The chainsaw is still the law

This particular tour doesn’t end well.

Netflix

To really drive home the film’s visceral nature, the crew used amputees to depict victims of dismemberment. Meanwhile, the cast wore the same slopped-up wardrobe for days while four special effects specialists shot gallons of fake blood from tanks as they hid in the corners of the set.

“You’re going to give me PTSD,” Garcia says with a laugh, explaining the shooting process. “Leatherface would be going through with a chainsaw, people are scrambling around, and they're just spraying blood in the air. It was raining blood from the roof and everybody was covered. After one take of that, I'd have to clear the set and bring in a team to mop up all the blood because you couldn't stand, it was so slippery after each take.”

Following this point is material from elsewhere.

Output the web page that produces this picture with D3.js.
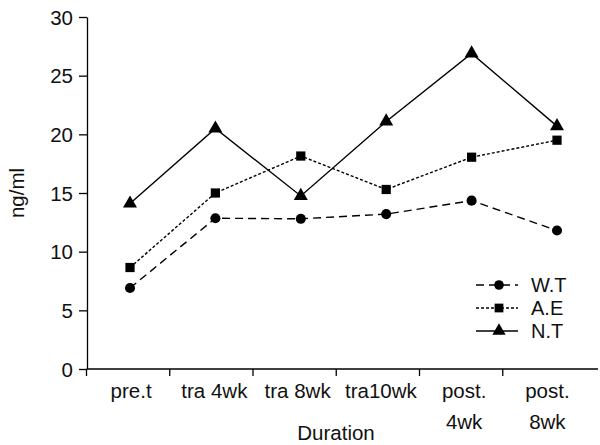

“You can’t cancel Leatherface.”

If that sounds like a lot, Garcia says, “Fede was always pushing for more.”

“The first day I was on set, I had to kill off one of the characters,” he says. “Fede saw the dailies, and he called me the next day, and goes, ‘Hey, good job on the kill, but you need to do it again. I want you to re-film it, and I need you to go bigger. I need you to go with more blood. And then when you think you've got enough blood, you need to put more.’”

Apparently, the number one rule in Fede Álvarez’s book is that too much blood is never enough.

“I mean, have you seen his movies?” Garcia says. “Once I got that message, it was just so much fun to come up with all these crazy kills.”

Fun is what it comes down to at the end of the day. Black Christmas may have laid the groundwork for pop culture’s fascination with the slasher movie, but it was Texas Chainsaw Massacre that kicked the floodgates open. Could this sequel be the spark fans have been hoping will re-ignite the franchise?

Alvarez and Garcia admit they’ve tossed around some “fun ideas” for another movie if Netflix comes calling. That’s all speculative, but something tells us this isn’t the last time we’ll hear that chainsaw buzz.

“You can’t cancel Leatherface,” Garcia says.

Texas Chainsaw Massacre premieres on Friday, February 18 on Netflix.